-- BEGIN --
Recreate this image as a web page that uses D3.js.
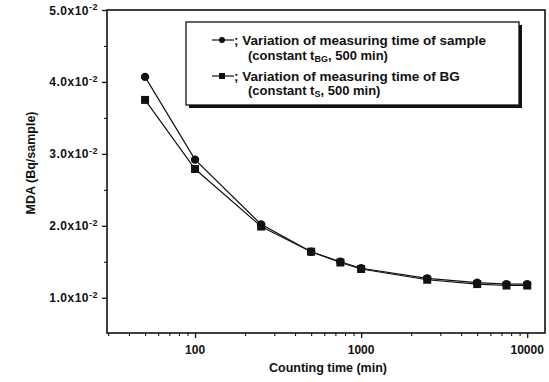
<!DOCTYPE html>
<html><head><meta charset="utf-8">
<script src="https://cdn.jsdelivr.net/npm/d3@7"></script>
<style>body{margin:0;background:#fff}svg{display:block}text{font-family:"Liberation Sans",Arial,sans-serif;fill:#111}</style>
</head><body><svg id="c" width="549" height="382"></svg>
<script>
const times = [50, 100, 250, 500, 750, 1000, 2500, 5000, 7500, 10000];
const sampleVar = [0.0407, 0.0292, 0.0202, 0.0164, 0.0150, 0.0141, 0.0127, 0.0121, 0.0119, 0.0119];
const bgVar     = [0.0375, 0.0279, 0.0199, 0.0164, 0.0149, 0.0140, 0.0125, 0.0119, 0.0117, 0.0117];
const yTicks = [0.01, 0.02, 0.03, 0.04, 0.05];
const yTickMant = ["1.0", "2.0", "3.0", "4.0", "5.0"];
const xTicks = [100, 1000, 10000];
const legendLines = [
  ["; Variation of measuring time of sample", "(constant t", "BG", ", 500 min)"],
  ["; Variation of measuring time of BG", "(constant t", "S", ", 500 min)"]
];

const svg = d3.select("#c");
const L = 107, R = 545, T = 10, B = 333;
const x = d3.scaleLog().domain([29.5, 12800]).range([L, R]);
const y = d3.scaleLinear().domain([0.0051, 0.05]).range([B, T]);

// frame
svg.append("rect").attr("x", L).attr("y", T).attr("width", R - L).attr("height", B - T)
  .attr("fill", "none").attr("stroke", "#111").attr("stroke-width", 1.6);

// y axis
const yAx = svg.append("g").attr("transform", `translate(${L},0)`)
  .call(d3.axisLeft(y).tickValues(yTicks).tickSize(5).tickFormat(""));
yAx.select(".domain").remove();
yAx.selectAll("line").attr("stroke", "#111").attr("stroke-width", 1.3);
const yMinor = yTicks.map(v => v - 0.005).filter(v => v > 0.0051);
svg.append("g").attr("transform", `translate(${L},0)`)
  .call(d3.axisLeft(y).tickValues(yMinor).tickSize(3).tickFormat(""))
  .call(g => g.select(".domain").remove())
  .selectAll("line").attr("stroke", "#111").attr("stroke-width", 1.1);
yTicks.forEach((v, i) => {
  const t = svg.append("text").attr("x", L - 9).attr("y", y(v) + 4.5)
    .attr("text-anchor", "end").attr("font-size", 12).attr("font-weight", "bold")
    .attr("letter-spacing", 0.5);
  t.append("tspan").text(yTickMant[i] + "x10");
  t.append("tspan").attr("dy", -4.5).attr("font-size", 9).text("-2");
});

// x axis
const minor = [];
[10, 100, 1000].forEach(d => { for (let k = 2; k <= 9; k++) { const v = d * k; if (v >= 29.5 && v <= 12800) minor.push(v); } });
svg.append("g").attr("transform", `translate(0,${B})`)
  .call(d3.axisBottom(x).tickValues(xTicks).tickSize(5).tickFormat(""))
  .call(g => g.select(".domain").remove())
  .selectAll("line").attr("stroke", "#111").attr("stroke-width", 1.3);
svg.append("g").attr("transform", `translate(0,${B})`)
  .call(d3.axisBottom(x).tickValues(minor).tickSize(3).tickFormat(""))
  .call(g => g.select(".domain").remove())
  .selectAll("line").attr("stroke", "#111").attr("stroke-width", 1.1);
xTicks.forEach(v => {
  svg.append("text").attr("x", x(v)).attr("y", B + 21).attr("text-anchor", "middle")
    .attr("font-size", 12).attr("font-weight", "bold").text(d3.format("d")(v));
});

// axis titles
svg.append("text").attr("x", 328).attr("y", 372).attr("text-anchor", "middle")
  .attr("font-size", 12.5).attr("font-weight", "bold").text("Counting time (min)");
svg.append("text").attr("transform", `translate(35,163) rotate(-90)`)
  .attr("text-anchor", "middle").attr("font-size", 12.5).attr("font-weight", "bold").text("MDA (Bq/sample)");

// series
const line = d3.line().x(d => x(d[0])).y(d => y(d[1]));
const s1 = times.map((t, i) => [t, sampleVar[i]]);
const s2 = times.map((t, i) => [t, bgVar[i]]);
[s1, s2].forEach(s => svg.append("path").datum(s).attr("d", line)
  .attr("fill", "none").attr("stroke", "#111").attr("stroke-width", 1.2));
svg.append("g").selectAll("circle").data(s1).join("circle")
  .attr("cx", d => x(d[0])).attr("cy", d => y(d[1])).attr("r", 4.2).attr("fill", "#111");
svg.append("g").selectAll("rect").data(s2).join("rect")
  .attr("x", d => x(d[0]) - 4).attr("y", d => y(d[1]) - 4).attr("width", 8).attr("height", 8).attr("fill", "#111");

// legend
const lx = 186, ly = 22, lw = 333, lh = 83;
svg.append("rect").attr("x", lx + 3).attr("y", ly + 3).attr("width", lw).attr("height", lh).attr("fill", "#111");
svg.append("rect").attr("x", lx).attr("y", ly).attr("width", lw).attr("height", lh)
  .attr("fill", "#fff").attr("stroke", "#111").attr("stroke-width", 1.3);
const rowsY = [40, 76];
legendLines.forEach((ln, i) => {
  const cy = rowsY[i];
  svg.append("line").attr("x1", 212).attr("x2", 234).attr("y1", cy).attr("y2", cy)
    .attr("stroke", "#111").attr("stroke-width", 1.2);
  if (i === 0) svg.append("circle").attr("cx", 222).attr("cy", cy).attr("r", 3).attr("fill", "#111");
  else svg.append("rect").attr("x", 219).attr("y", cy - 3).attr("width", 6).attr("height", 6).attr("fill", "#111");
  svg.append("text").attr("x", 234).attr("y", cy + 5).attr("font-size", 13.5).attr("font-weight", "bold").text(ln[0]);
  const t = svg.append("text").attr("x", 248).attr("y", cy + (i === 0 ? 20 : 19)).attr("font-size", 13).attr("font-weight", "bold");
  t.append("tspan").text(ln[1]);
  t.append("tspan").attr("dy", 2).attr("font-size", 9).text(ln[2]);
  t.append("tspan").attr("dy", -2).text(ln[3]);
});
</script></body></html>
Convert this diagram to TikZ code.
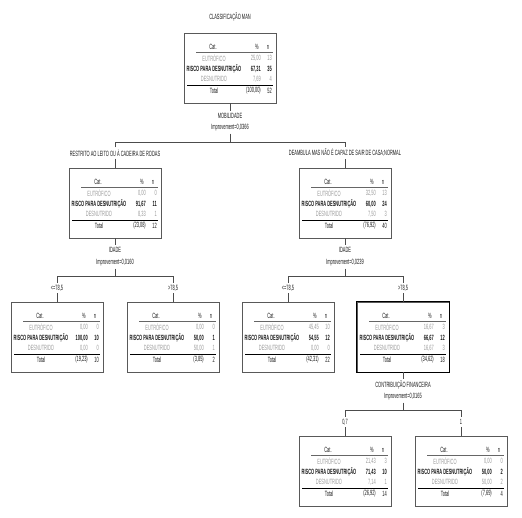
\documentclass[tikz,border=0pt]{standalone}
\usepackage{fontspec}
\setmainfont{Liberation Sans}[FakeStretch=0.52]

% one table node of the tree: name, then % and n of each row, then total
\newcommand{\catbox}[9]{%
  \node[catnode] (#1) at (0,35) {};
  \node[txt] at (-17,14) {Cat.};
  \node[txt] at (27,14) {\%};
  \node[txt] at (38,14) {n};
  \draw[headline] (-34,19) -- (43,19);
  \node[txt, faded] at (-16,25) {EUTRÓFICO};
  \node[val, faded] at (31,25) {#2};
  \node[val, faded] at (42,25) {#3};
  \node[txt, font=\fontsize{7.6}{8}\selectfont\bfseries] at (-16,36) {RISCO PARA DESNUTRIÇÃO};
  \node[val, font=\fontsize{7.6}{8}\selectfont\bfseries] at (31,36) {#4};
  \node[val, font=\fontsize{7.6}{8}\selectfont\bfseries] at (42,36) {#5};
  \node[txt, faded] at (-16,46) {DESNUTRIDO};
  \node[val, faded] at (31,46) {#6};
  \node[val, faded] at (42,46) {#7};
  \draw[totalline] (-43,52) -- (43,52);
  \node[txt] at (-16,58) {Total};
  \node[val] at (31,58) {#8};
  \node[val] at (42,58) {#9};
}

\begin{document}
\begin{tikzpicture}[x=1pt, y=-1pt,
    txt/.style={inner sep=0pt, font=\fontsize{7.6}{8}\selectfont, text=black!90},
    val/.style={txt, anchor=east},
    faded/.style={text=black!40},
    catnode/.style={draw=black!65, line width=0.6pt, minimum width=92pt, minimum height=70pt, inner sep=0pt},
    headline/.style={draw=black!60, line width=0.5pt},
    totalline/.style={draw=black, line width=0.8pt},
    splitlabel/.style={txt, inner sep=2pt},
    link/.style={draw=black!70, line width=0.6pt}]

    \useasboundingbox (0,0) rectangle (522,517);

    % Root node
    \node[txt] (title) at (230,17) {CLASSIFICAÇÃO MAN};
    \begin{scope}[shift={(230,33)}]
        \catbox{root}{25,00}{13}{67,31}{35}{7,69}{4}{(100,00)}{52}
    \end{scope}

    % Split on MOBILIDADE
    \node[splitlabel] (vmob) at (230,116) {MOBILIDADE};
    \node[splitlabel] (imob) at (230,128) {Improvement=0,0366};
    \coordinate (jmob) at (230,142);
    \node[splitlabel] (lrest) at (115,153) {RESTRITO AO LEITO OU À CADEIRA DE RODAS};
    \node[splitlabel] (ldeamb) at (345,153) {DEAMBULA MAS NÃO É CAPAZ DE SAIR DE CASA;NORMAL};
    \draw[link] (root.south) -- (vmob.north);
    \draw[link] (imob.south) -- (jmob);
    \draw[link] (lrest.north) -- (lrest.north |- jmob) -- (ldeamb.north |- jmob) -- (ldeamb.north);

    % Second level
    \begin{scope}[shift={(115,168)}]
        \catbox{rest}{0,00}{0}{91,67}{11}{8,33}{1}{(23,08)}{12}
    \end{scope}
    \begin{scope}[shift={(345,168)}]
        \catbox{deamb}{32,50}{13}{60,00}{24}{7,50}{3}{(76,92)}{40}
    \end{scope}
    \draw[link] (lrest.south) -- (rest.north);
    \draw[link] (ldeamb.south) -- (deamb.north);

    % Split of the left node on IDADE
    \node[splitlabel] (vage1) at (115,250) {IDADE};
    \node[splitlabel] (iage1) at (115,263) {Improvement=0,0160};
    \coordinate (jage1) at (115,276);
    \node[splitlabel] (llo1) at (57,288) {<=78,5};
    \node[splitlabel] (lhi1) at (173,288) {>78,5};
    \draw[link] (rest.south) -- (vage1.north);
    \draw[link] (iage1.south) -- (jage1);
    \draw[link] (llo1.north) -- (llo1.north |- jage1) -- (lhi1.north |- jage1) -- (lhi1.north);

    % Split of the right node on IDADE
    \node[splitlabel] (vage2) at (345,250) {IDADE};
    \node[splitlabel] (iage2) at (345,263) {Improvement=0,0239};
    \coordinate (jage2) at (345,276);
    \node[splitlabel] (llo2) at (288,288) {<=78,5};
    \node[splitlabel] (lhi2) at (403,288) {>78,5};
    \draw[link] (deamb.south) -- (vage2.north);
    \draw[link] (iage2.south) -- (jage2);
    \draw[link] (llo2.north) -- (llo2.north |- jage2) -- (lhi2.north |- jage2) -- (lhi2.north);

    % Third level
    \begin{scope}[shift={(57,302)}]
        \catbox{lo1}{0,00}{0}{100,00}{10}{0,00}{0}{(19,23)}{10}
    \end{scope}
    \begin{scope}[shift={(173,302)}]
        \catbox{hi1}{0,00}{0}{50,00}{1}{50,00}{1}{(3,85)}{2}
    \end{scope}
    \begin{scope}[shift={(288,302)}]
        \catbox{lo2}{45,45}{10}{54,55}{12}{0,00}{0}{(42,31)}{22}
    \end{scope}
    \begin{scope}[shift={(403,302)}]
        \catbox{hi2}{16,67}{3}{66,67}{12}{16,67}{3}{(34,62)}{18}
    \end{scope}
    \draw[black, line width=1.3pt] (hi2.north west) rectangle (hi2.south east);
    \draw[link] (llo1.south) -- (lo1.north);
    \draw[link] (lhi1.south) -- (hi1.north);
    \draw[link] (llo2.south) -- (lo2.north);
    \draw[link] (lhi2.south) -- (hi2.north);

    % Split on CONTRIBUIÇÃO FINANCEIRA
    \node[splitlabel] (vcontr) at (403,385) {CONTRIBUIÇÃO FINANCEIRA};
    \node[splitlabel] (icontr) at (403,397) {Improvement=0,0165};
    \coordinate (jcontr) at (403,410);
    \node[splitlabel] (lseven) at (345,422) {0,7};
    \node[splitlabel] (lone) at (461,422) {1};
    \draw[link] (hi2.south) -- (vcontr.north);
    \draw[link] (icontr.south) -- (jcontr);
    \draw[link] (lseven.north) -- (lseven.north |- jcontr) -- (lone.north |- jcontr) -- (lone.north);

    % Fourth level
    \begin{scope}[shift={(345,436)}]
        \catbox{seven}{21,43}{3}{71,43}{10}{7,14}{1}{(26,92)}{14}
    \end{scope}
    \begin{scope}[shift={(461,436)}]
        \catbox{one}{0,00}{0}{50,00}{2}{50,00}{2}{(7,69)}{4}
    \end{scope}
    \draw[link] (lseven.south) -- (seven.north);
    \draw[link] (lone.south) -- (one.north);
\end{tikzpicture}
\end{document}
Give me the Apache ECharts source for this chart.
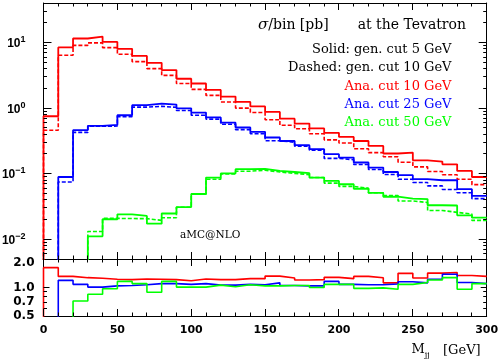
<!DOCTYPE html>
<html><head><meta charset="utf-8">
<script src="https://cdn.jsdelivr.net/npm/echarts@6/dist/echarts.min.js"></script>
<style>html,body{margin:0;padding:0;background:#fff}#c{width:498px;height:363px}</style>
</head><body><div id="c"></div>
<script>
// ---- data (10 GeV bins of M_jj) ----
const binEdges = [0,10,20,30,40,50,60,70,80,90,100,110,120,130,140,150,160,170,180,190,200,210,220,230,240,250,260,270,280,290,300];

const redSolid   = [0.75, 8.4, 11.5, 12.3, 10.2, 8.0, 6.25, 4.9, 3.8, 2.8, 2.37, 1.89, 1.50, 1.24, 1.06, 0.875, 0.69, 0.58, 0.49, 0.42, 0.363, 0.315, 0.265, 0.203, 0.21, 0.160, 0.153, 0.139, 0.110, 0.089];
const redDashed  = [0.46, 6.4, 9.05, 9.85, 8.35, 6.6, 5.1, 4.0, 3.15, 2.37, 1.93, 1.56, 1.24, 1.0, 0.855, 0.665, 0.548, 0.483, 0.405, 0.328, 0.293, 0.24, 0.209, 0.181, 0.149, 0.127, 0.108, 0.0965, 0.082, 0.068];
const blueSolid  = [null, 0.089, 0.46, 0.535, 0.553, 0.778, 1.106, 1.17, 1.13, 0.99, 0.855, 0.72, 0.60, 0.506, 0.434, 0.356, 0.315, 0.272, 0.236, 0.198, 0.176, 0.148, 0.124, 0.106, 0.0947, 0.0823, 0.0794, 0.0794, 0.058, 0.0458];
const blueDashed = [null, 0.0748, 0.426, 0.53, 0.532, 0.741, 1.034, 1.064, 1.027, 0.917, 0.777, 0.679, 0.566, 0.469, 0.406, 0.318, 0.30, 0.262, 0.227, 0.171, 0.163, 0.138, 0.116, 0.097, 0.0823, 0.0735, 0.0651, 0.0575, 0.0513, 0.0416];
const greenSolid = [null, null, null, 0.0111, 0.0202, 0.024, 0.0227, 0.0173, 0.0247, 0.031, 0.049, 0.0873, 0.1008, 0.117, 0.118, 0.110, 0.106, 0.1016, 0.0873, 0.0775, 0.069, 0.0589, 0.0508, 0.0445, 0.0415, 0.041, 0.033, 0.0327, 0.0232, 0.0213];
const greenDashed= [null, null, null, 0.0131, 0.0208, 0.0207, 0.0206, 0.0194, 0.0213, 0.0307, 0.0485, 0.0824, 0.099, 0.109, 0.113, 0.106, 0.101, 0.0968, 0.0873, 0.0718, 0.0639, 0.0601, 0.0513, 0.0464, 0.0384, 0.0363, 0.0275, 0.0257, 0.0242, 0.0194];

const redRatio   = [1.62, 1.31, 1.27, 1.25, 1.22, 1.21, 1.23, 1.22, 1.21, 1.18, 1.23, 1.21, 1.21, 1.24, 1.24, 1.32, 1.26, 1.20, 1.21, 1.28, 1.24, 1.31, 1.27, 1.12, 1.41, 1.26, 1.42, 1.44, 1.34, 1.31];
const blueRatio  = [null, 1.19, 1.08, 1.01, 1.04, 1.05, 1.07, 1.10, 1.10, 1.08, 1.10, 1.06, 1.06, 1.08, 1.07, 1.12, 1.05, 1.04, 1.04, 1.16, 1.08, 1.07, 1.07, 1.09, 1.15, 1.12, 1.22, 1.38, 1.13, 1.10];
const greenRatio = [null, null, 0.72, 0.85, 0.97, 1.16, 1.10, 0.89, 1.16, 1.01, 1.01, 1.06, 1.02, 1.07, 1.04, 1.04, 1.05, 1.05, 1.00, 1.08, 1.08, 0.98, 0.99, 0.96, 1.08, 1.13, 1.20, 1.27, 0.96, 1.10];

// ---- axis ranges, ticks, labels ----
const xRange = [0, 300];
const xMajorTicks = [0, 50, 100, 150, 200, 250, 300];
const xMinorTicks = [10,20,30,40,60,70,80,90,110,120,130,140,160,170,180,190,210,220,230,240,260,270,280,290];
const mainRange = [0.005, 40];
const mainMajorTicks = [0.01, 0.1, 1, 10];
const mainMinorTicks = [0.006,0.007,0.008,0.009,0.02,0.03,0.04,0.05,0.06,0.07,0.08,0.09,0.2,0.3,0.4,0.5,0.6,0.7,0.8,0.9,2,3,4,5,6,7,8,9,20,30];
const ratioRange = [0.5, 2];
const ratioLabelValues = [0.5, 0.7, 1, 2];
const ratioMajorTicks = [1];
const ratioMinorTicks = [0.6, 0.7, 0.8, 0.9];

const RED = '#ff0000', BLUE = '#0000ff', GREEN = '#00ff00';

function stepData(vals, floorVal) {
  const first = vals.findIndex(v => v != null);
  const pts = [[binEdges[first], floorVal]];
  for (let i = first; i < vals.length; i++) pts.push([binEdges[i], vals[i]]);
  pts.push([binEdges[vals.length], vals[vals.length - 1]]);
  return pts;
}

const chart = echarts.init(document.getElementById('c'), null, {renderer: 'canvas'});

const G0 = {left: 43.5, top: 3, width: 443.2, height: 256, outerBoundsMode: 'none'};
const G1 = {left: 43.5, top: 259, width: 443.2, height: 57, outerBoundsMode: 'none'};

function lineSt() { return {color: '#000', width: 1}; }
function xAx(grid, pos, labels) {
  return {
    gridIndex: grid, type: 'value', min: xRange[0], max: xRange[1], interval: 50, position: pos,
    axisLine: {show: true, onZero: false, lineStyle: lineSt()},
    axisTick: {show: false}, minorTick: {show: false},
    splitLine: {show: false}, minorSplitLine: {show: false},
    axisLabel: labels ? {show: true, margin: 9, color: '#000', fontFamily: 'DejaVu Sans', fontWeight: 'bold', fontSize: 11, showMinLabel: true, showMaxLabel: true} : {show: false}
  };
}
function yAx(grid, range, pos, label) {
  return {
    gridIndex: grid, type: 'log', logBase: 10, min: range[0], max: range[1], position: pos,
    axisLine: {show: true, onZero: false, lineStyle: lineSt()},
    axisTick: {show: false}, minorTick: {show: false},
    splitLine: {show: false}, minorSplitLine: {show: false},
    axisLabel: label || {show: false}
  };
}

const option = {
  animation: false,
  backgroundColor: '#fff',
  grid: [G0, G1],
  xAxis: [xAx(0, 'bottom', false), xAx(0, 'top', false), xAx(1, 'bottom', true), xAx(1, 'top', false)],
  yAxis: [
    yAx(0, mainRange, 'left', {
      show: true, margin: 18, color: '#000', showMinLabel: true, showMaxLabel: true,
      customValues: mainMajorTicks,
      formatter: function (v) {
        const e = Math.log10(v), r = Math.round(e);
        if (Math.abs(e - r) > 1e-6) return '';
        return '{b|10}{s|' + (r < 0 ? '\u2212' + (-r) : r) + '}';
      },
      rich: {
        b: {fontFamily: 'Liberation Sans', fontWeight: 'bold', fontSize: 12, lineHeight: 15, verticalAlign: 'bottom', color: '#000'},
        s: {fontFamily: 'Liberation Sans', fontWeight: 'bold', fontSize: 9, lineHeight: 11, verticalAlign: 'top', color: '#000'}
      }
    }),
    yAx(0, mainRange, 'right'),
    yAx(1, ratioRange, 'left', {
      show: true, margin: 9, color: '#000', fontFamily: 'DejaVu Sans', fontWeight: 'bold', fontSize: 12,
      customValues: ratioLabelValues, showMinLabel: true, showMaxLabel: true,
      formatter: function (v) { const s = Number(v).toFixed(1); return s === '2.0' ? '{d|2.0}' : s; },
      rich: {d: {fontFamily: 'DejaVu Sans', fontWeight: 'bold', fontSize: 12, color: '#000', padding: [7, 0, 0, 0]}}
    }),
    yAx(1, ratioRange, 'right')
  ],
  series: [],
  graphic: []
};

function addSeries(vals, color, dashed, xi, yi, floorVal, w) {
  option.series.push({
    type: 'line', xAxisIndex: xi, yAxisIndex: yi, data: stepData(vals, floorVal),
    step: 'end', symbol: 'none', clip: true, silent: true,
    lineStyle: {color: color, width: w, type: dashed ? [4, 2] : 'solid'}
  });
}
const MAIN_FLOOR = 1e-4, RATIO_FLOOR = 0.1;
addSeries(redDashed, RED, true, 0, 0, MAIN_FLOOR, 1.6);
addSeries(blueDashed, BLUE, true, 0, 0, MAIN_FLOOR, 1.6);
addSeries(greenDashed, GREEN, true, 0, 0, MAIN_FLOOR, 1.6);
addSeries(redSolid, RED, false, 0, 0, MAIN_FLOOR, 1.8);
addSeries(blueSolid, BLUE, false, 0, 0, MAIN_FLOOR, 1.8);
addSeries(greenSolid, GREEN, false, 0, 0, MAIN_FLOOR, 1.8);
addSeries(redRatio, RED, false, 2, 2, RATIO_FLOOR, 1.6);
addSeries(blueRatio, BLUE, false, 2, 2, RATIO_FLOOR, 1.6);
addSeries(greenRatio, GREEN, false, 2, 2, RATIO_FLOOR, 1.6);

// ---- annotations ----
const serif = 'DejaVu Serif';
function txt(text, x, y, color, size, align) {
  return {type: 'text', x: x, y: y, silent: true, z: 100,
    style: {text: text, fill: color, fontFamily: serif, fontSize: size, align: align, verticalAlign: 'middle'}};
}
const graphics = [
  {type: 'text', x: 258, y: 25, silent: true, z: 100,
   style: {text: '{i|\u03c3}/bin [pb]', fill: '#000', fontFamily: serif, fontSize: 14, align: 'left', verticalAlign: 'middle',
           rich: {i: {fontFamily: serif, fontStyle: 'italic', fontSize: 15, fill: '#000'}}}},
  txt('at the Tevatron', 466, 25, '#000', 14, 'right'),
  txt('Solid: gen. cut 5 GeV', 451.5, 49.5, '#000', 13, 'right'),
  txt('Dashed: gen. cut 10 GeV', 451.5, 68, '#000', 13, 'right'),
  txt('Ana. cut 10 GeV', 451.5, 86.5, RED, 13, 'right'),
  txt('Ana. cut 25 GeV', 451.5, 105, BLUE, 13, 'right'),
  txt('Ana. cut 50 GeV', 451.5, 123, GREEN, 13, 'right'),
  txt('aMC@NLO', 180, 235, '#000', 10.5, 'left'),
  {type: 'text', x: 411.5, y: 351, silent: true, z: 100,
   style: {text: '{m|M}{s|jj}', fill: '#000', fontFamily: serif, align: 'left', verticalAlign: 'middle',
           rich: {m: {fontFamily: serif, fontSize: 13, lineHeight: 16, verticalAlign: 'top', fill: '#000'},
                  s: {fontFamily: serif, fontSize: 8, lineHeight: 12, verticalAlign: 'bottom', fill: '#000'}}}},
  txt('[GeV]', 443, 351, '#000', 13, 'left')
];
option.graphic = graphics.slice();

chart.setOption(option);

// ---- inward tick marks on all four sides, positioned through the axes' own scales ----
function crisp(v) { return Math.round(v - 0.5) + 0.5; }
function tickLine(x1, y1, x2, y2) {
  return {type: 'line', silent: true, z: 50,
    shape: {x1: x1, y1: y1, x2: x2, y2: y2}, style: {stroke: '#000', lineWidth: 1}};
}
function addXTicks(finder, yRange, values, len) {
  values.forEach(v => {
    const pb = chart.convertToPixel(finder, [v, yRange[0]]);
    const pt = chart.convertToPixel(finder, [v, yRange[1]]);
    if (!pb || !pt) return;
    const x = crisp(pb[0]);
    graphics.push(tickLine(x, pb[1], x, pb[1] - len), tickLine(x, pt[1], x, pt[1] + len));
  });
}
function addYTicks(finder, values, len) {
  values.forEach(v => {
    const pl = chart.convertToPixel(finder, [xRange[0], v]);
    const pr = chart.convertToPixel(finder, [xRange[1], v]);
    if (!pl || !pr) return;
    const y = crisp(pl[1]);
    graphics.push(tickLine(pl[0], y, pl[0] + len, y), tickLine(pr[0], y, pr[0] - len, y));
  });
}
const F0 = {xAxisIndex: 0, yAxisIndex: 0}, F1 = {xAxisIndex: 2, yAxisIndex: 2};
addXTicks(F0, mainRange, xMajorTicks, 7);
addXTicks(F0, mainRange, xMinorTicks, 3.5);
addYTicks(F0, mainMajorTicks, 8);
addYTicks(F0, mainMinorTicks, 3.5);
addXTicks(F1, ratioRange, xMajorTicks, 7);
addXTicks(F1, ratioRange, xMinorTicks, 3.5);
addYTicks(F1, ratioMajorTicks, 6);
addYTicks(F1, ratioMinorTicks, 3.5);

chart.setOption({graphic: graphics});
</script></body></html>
-- END --
▶ [Exercise description]:
Starting at the line that contains "Convert this diagram to TikZ code." and ending at the line that contains "jmob) -- (ldeamb.north);", give the lines again exactly. Do not include the pictures.

▶ [Full response]:
Convert this diagram to TikZ code.
\documentclass[tikz,border=0pt]{standalone}
\usepackage{fontspec}
\setmainfont{Liberation Sans}[FakeStretch=0.52]

% one table node of the tree: name, then % and n of each row, then total
\newcommand{\catbox}[9]{%
  \node[catnode] (#1) at (0,35) {};
  \node[txt] at (-17,14) {Cat.};
  \node[txt] at (27,14) {\%};
  \node[txt] at (38,14) {n};
  \draw[headline] (-34,19) -- (43,19);
  \node[txt, faded] at (-16,25) {EUTRÓFICO};
  \node[val, faded] at (31,25) {#2};
  \node[val, faded] at (42,25) {#3};
  \node[txt, font=\fontsize{7.6}{8}\selectfont\bfseries] at (-16,36) {RISCO PARA DESNUTRIÇÃO};
  \node[val, font=\fontsize{7.6}{8}\selectfont\bfseries] at (31,36) {#4};
  \node[val, font=\fontsize{7.6}{8}\selectfont\bfseries] at (42,36) {#5};
  \node[txt, faded] at (-16,46) {DESNUTRIDO};
  \node[val, faded] at (31,46) {#6};
  \node[val, faded] at (42,46) {#7};
  \draw[totalline] (-43,52) -- (43,52);
  \node[txt] at (-16,58) {Total};
  \node[val] at (31,58) {#8};
  \node[val] at (42,58) {#9};
}

\begin{document}
\begin{tikzpicture}[x=1pt, y=-1pt,
    txt/.style={inner sep=0pt, font=\fontsize{7.6}{8}\selectfont, text=black!90},
    val/.style={txt, anchor=east},
    faded/.style={text=black!40},
    catnode/.style={draw=black!65, line width=0.6pt, minimum width=92pt, minimum height=70pt, inner sep=0pt},
    headline/.style={draw=black!60, line width=0.5pt},
    totalline/.style={draw=black, line width=0.8pt},
    splitlabel/.style={txt, inner sep=2pt},
    link/.style={draw=black!70, line width=0.6pt}]

    \useasboundingbox (0,0) rectangle (522,517);

    % Root node
    \node[txt] (title) at (230,17) {CLASSIFICAÇÃO MAN};
    \begin{scope}[shift={(230,33)}]
        \catbox{root}{25,00}{13}{67,31}{35}{7,69}{4}{(100,00)}{52}
    \end{scope}

    % Split on MOBILIDADE
    \node[splitlabel] (vmob) at (230,116) {MOBILIDADE};
    \node[splitlabel] (imob) at (230,128) {Improvement=0,0366};
    \coordinate (jmob) at (230,142);
    \node[splitlabel] (lrest) at (115,153) {RESTRITO AO LEITO OU À CADEIRA DE RODAS};
    \node[splitlabel] (ldeamb) at (345,153) {DEAMBULA MAS NÃO É CAPAZ DE SAIR DE CASA;NORMAL};
    \draw[link] (root.south) -- (vmob.north);
    \draw[link] (imob.south) -- (jmob);
    \draw[link] (lrest.north) -- (lrest.north |- jmob) -- (ldeamb.north |- jmob) -- (ldeamb.north);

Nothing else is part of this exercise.